• Exercise:
Identify each line in the records below that contains the word "this", and copy it.

• Data extract:

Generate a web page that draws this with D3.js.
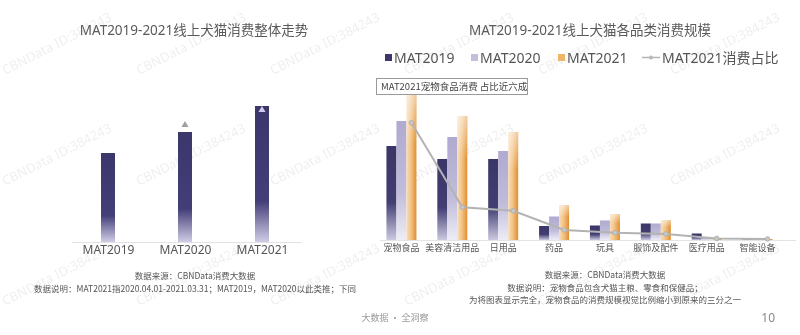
* * *
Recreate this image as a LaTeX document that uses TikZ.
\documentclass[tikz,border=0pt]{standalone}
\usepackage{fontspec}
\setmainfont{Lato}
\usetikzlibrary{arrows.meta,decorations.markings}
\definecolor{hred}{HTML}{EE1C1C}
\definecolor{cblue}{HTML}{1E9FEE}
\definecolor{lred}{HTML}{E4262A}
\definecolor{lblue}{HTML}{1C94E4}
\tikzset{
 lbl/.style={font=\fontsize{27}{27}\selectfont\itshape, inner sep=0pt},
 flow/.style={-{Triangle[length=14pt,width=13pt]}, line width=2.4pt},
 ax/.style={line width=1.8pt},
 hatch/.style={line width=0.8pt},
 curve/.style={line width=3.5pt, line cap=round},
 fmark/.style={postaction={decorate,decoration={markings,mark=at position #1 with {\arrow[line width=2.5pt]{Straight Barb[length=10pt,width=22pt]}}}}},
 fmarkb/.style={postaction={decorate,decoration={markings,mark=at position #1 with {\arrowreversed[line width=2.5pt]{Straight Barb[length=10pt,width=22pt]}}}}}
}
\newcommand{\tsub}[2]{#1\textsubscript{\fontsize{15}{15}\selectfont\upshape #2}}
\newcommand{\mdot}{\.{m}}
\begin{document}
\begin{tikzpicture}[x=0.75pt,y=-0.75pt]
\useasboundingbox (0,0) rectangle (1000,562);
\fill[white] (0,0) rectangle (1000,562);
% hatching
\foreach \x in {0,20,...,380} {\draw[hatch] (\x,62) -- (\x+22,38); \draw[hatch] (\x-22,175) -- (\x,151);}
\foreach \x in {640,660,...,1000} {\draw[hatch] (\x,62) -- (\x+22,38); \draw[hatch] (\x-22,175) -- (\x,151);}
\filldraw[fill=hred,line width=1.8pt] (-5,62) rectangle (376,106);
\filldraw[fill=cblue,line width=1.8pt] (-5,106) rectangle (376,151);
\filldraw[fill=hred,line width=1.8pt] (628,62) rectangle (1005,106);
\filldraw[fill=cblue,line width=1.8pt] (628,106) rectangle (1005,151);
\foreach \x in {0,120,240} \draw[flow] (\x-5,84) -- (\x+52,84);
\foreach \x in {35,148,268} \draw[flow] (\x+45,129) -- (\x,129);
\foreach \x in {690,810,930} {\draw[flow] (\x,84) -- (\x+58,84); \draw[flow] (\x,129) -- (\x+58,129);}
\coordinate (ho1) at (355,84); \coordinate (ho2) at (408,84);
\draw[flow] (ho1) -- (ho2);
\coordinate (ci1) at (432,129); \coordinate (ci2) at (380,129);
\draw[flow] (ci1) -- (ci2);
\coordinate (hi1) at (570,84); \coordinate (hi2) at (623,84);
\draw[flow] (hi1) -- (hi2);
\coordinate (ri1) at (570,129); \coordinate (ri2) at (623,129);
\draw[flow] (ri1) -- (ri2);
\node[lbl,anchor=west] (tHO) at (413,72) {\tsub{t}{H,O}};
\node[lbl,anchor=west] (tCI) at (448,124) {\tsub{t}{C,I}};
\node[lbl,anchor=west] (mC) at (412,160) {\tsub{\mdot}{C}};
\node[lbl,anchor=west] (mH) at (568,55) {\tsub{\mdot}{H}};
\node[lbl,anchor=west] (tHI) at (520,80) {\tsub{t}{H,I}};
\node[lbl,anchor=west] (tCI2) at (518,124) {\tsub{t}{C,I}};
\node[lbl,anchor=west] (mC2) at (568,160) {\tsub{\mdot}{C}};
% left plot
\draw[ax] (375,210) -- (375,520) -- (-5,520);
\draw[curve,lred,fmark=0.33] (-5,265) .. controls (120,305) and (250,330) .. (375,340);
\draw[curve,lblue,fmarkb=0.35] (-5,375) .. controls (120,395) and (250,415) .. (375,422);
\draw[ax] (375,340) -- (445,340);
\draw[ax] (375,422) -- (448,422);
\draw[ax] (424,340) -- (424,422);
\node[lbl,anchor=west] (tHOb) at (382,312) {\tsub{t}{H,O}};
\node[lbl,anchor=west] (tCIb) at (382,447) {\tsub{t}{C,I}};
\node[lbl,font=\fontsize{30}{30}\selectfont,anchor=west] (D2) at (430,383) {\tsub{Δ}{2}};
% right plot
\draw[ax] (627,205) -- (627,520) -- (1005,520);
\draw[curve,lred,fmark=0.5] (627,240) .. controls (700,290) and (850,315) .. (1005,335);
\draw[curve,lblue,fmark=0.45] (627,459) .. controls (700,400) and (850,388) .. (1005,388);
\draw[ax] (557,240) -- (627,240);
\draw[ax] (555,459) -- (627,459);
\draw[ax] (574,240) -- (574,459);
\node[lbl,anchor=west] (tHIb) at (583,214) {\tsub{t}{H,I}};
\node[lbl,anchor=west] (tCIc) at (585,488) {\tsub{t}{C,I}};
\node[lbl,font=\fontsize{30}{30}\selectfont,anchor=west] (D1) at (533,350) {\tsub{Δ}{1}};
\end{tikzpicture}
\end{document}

• Finished task:
Generate a web page that draws this with D3.js.
Recreate this image as a LaTeX document that uses TikZ.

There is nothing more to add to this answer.